_What to do_
Skipping all pictures, set down the lines of the listing from the first through the one with "0.0045, 0.002, 0.0005]".

_Material provided_
----

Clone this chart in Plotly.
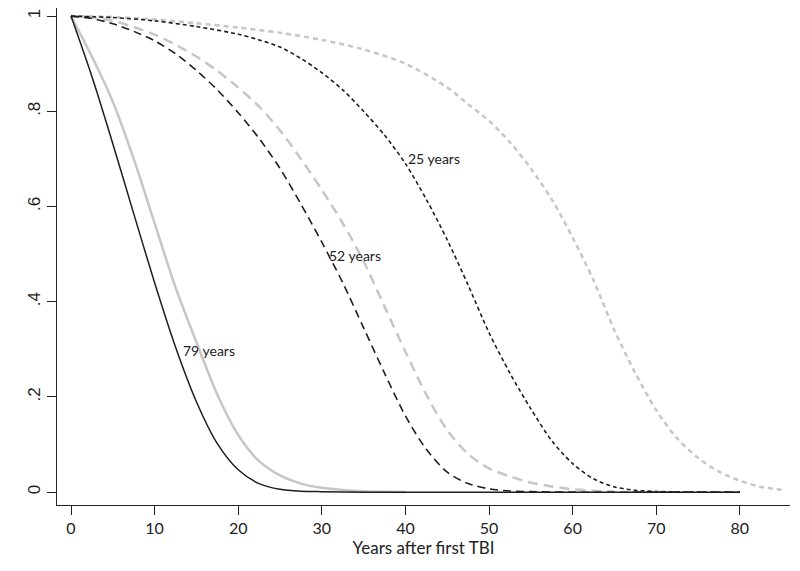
import plotly.graph_objects as go

# Anos após o primeiro TBI (grade de leitura)
t_79 = [0, 2.5, 5, 7.5, 10, 12.5, 15, 17.5, 20, 22.5, 25, 27.5, 30, 35, 40, 50, 60, 70, 80]
s_79_black = [1.0, 0.873, 0.732, 0.585, 0.44, 0.305, 0.19, 0.102, 0.047, 0.018, 0.006, 0.002, 0.001, 0.0, 0.0, 0.0, 0.0, 0.0, 0.0]

t_79_gray = [0, 2.5, 5, 7.5, 10, 12.5, 15, 17.5, 20, 22.5, 25, 27.5, 30, 32.5, 35, 40]
s_79_gray = [1.0, 0.915, 0.82, 0.7, 0.565, 0.43, 0.315, 0.205, 0.12, 0.065, 0.035, 0.018, 0.009, 0.0045, 0.002, 0.0005]

t_52 = [0, 2.5, 5, 7.5, 10, 12.5, 15, 17.5, 20, 22.5, 25, 27.5, 30, 32.5, 35, 37.5, 40, 42.5, 45, 47.5, 50, 52.5, 55, 60, 70, 80]
s_52_black = [1.0, 0.995, 0.984, 0.968, 0.948, 0.921, 0.886, 0.845, 0.797, 0.743, 0.68, 0.605, 0.525, 0.44, 0.345, 0.25, 0.16, 0.09, 0.042, 0.018, 0.007, 0.0025, 0.001, 0.0, 0.0, 0.0]

t_52_gray = [0, 2.5, 5, 7.5, 10, 12.5, 15, 17.5, 20, 22.5, 25, 27.5, 30, 32.5, 35, 37.5, 40, 42.5, 45, 47.5, 50, 52.5, 55, 57.5, 60, 62.5, 65]
s_52_gray = [1.0, 0.997, 0.99, 0.977, 0.961, 0.94, 0.915, 0.885, 0.85, 0.81, 0.76, 0.7, 0.635, 0.565, 0.485, 0.39, 0.295, 0.205, 0.13, 0.08, 0.05, 0.033, 0.02, 0.012, 0.006, 0.003, 0.0015]

t_25 = [0, 5, 10, 15, 20, 22.5, 25, 27.5, 30, 32.5, 35, 37.5, 40, 42.5, 45, 47.5, 50, 52.5, 55, 57.5, 60, 62.5, 65, 67.5, 70, 75, 80]
s_25_black = [1.0, 0.997, 0.99, 0.978, 0.962, 0.95, 0.935, 0.911, 0.881, 0.845, 0.8, 0.75, 0.69, 0.615, 0.53, 0.435, 0.335, 0.25, 0.175, 0.108, 0.06, 0.028, 0.011, 0.004, 0.0015, 0.0, 0.0]

t_25_gray = [0, 5, 10, 15, 20, 25, 30, 35, 40, 45, 47.5, 50, 52.5, 55, 57.5, 60, 62.5, 65, 67.5, 70, 72.5, 75, 77.5, 80, 82.5, 85]
s_25_gray = [1.0, 0.998, 0.993, 0.985, 0.976, 0.965, 0.95, 0.93, 0.9, 0.85, 0.815, 0.78, 0.735, 0.68, 0.615, 0.535, 0.445, 0.34, 0.25, 0.172, 0.113, 0.072, 0.043, 0.024, 0.011, 0.005]

x_ticks = [0, 10, 20, 30, 40, 50, 60, 70, 80]
y_ticks = [0, 0.2, 0.4, 0.6, 0.8, 1.0]
y_tick_text = ["0", ".2", ".4", ".6", ".8", "1"]

labels = ["79 years", "52 years", "25 years"]
label_x = [13.2, 30.6, 40.1]
label_y = [0.298, 0.498, 0.70]

BLACK = "#1e1e1e"
GRAY = "#c6c6c6"

fig = go.Figure()

# curvas cinzas primeiro, pretas por cima
fig.add_trace(go.Scatter(x=t_79_gray, y=s_79_gray, mode="lines", line_shape="spline",
                         line=dict(color=GRAY, width=2.5, smoothing=0.8)))
fig.add_trace(go.Scatter(x=t_52_gray, y=s_52_gray, mode="lines", line_shape="spline",
                         line=dict(color=GRAY, width=2.5, dash="10px,6px", smoothing=0.8)))
fig.add_trace(go.Scatter(x=t_25_gray, y=s_25_gray, mode="lines", line_shape="spline",
                         line=dict(color=GRAY, width=2.5, dash="5px,4px", smoothing=0.8)))
fig.add_trace(go.Scatter(x=t_79, y=s_79_black, mode="lines", line_shape="spline",
                         line=dict(color=BLACK, width=1.5, smoothing=0.8)))
fig.add_trace(go.Scatter(x=t_52, y=s_52_black, mode="lines", line_shape="spline",
                         line=dict(color=BLACK, width=1.6, dash="8px,5px", smoothing=0.8)))
fig.add_trace(go.Scatter(x=t_25, y=s_25_black, mode="lines", line_shape="spline",
                         line=dict(color=BLACK, width=1.6, dash="4px,3px", smoothing=0.8)))

for txt, lx, ly in zip(labels, label_x, label_y):
    fig.add_annotation(x=lx, y=ly, text=txt, showarrow=False, xanchor="left", yanchor="middle",
                       font=dict(family="Lato", size=14, color="#222222"))

# a página tem margem de 8px no body, por isso 792x563
fig.update_layout(
    width=792, height=563,
    margin=dict(l=49, r=10, t=0, b=66),
    paper_bgcolor="white", plot_bgcolor="white",
    showlegend=False,
    xaxis=dict(
        range=[-1.675, 86], tickvals=x_ticks, showgrid=False, zeroline=False, automargin=False,
        showline=True, linecolor="#222222", linewidth=1.2,
        ticks="outside", ticklen=9, tickcolor="#222222",
        tickfont=dict(family="Lato", size=16, color="#222222"),
        title=dict(text="Years after first TBI", font=dict(family="Lato", size=17, color="#222222"), standoff=4),
    ),
    yaxis=dict(
        range=[-0.027, 1.017], tickvals=y_ticks, ticktext=y_tick_text, tickangle=-90,
        showgrid=False, zeroline=False, automargin=False,
        showline=True, linecolor="#222222", linewidth=1.2,
        ticks="outside", ticklen=9, tickcolor="#222222",
        tickfont=dict(family="Liberation Sans", size=17, color="#222222"),
    ),
)

fig.write_html("out.html")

----

_Task solution_
Clone this chart in Plotly.
import plotly.graph_objects as go

# Anos após o primeiro TBI (grade de leitura)
t_79 = [0, 2.5, 5, 7.5, 10, 12.5, 15, 17.5, 20, 22.5, 25, 27.5, 30, 35, 40, 50, 60, 70, 80]
s_79_black = [1.0, 0.873, 0.732, 0.585, 0.44, 0.305, 0.19, 0.102, 0.047, 0.018, 0.006, 0.002, 0.001, 0.0, 0.0, 0.0, 0.0, 0.0, 0.0]

t_79_gray = [0, 2.5, 5, 7.5, 10, 12.5, 15, 17.5, 20, 22.5, 25, 27.5, 30, 32.5, 35, 40]
s_79_gray = [1.0, 0.915, 0.82, 0.7, 0.565, 0.43, 0.315, 0.205, 0.12, 0.065, 0.035, 0.018, 0.009, 0.0045, 0.002, 0.0005]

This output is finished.